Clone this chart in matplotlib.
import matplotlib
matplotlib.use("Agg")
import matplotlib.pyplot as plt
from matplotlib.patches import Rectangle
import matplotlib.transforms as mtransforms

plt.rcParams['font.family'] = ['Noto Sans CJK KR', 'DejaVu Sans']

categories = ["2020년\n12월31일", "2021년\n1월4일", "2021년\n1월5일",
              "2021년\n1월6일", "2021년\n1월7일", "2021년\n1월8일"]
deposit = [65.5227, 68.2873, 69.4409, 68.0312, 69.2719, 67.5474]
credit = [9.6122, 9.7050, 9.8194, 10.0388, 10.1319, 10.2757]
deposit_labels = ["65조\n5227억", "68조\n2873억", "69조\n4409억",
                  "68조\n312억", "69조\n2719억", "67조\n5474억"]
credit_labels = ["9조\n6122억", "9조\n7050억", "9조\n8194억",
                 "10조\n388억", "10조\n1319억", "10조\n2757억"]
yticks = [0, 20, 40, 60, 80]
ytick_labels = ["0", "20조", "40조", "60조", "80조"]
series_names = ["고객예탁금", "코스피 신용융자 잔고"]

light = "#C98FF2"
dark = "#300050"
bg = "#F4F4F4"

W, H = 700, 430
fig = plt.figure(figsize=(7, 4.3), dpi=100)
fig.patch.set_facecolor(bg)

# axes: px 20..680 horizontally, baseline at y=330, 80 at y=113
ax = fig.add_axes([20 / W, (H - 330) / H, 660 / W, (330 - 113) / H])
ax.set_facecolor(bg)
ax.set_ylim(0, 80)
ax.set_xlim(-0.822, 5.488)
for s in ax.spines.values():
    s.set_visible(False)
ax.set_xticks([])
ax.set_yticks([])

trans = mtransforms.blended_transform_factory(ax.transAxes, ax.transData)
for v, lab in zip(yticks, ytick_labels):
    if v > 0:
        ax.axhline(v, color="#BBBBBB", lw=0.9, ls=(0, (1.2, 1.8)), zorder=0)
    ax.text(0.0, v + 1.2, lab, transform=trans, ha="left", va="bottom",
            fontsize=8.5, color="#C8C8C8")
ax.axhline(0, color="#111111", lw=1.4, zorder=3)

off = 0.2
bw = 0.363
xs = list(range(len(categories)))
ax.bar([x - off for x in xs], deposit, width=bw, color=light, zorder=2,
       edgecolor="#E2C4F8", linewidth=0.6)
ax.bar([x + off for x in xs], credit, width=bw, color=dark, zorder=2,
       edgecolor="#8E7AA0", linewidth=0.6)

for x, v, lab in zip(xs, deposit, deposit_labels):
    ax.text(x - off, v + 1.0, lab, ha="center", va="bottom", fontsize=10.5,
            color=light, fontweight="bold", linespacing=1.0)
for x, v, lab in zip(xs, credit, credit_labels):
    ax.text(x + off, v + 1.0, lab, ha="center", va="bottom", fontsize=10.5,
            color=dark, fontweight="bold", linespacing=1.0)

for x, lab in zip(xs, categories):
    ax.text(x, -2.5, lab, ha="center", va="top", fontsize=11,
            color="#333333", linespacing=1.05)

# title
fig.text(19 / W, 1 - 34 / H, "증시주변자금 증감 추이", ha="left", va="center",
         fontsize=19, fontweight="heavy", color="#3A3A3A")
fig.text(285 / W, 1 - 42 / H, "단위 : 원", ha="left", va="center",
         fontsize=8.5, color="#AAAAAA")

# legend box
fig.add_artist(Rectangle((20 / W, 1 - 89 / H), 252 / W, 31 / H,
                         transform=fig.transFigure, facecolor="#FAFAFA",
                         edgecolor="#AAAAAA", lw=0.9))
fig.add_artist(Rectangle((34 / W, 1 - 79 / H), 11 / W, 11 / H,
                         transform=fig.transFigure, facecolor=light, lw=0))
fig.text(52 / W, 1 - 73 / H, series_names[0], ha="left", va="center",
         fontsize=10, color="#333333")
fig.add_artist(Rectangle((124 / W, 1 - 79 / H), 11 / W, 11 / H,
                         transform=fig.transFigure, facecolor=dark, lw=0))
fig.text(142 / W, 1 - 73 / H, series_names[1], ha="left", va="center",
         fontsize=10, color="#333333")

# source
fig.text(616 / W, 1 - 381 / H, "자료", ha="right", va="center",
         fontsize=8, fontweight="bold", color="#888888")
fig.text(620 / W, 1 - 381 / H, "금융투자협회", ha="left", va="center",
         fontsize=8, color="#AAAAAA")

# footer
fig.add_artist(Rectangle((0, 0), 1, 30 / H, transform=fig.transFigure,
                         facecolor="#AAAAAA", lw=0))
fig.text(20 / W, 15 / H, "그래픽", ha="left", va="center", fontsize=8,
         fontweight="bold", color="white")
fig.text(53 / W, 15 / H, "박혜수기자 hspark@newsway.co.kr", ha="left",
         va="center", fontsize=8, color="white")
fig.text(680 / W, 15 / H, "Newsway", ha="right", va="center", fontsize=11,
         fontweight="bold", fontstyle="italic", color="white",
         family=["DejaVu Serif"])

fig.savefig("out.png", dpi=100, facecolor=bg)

--

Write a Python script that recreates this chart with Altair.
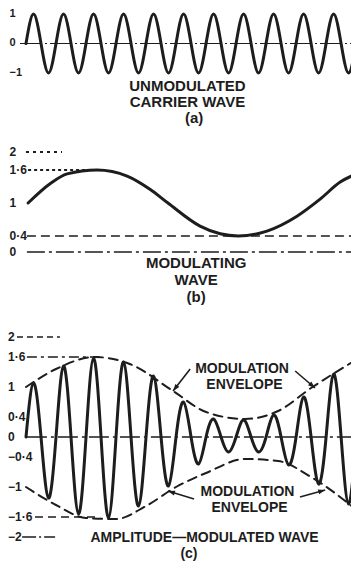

---

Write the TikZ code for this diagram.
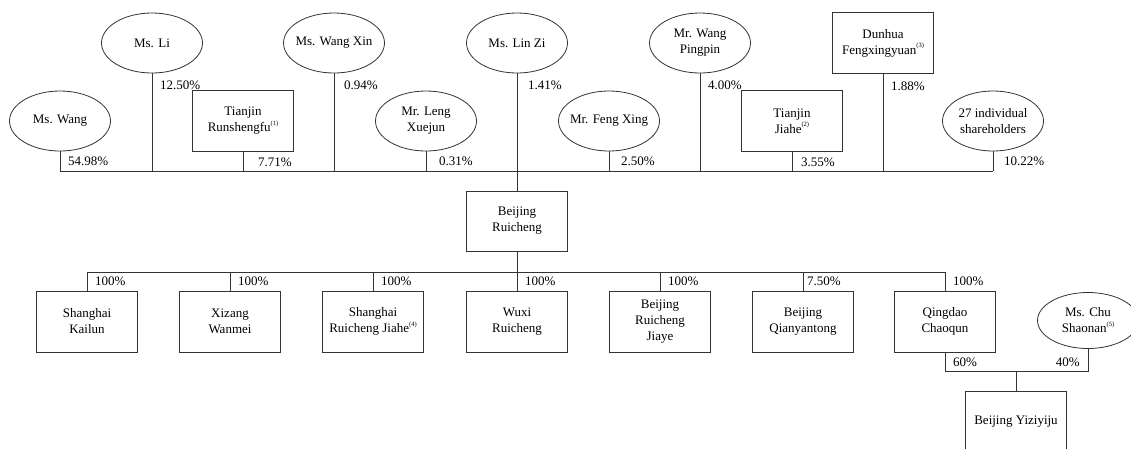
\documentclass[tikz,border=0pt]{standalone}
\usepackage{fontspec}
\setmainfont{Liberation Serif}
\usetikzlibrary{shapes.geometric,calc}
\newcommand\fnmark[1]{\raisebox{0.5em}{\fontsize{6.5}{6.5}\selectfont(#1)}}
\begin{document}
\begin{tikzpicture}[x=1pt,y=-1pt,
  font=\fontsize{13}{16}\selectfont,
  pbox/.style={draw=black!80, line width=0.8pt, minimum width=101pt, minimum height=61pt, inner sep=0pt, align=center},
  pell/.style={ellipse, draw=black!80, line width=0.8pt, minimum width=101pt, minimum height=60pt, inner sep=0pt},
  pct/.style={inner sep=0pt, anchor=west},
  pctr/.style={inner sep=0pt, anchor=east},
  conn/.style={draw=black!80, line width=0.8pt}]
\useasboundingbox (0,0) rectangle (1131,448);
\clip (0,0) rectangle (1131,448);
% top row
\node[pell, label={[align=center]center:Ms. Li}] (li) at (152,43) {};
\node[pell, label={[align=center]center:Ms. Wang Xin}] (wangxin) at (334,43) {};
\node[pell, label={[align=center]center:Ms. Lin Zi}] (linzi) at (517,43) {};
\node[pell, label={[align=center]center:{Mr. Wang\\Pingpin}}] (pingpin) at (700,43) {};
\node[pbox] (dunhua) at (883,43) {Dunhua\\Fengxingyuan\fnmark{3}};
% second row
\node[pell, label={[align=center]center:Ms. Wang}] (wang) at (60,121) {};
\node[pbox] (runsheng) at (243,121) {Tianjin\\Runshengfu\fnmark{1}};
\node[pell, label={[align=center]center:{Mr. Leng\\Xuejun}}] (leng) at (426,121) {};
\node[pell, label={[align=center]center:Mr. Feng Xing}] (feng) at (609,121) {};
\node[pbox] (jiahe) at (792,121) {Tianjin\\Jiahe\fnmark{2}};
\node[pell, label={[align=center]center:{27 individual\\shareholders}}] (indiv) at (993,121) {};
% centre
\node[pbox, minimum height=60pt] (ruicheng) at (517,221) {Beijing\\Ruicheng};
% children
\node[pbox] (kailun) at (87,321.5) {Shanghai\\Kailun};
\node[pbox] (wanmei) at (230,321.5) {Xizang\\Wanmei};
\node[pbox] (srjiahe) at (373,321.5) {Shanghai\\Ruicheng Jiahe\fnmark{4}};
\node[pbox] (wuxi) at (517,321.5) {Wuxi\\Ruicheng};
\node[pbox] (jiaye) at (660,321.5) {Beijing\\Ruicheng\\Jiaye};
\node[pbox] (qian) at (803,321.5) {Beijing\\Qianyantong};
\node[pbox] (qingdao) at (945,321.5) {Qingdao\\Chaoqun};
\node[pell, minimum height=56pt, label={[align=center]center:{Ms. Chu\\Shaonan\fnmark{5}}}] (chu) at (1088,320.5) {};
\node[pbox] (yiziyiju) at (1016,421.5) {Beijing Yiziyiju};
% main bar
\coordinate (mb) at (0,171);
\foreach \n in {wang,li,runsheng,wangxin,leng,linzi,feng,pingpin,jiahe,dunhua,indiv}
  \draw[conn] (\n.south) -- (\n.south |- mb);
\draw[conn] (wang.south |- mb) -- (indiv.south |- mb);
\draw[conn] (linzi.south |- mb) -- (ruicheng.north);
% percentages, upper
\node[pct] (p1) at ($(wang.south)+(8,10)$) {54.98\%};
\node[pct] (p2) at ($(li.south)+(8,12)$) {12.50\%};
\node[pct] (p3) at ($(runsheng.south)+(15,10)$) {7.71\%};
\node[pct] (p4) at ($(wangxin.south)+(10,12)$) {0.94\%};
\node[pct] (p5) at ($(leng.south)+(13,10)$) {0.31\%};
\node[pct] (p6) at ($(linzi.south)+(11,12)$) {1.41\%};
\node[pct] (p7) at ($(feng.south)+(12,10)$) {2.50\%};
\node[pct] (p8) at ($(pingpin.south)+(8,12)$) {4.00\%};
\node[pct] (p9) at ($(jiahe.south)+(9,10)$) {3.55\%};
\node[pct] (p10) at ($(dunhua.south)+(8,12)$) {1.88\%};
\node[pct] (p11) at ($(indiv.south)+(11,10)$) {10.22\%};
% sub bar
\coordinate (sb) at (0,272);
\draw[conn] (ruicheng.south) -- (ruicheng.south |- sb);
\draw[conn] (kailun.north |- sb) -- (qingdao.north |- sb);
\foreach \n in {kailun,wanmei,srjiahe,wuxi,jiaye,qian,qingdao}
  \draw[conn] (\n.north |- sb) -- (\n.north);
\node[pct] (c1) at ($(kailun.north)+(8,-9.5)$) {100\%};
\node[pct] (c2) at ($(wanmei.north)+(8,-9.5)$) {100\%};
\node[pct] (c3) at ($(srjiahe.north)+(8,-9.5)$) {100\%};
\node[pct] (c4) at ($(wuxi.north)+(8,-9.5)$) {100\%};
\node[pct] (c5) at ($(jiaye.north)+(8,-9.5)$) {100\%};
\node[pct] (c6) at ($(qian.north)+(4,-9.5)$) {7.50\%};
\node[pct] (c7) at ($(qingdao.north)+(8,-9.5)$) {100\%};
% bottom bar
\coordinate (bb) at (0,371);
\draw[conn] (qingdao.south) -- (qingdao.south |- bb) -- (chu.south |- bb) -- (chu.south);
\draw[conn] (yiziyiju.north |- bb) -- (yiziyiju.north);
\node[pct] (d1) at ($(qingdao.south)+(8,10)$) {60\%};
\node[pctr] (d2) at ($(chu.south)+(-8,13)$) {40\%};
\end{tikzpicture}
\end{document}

→ **TASK TO COMPLETE**: Extract verbatim only those lines that run from the line with "Clone this chart in matplotlib." to the line with "fig.patch.set_facecolor(bg)", inclusive.

→ **RESPONSE TO THIS EXERCISE**:
Clone this chart in matplotlib.
import matplotlib
matplotlib.use("Agg")
import matplotlib.pyplot as plt
from matplotlib.patches import Rectangle
import matplotlib.transforms as mtransforms

plt.rcParams['font.family'] = ['Noto Sans CJK KR', 'DejaVu Sans']

categories = ["2020년\n12월31일", "2021년\n1월4일", "2021년\n1월5일",
              "2021년\n1월6일", "2021년\n1월7일", "2021년\n1월8일"]
deposit = [65.5227, 68.2873, 69.4409, 68.0312, 69.2719, 67.5474]
credit = [9.6122, 9.7050, 9.8194, 10.0388, 10.1319, 10.2757]
deposit_labels = ["65조\n5227억", "68조\n2873억", "69조\n4409억",
                  "68조\n312억", "69조\n2719억", "67조\n5474억"]
credit_labels = ["9조\n6122억", "9조\n7050억", "9조\n8194억",
                 "10조\n388억", "10조\n1319억", "10조\n2757억"]
yticks = [0, 20, 40, 60, 80]
ytick_labels = ["0", "20조", "40조", "60조", "80조"]
series_names = ["고객예탁금", "코스피 신용융자 잔고"]

light = "#C98FF2"
dark = "#300050"
bg = "#F4F4F4"

W, H = 700, 430
fig = plt.figure(figsize=(7, 4.3), dpi=100)
fig.patch.set_facecolor(bg)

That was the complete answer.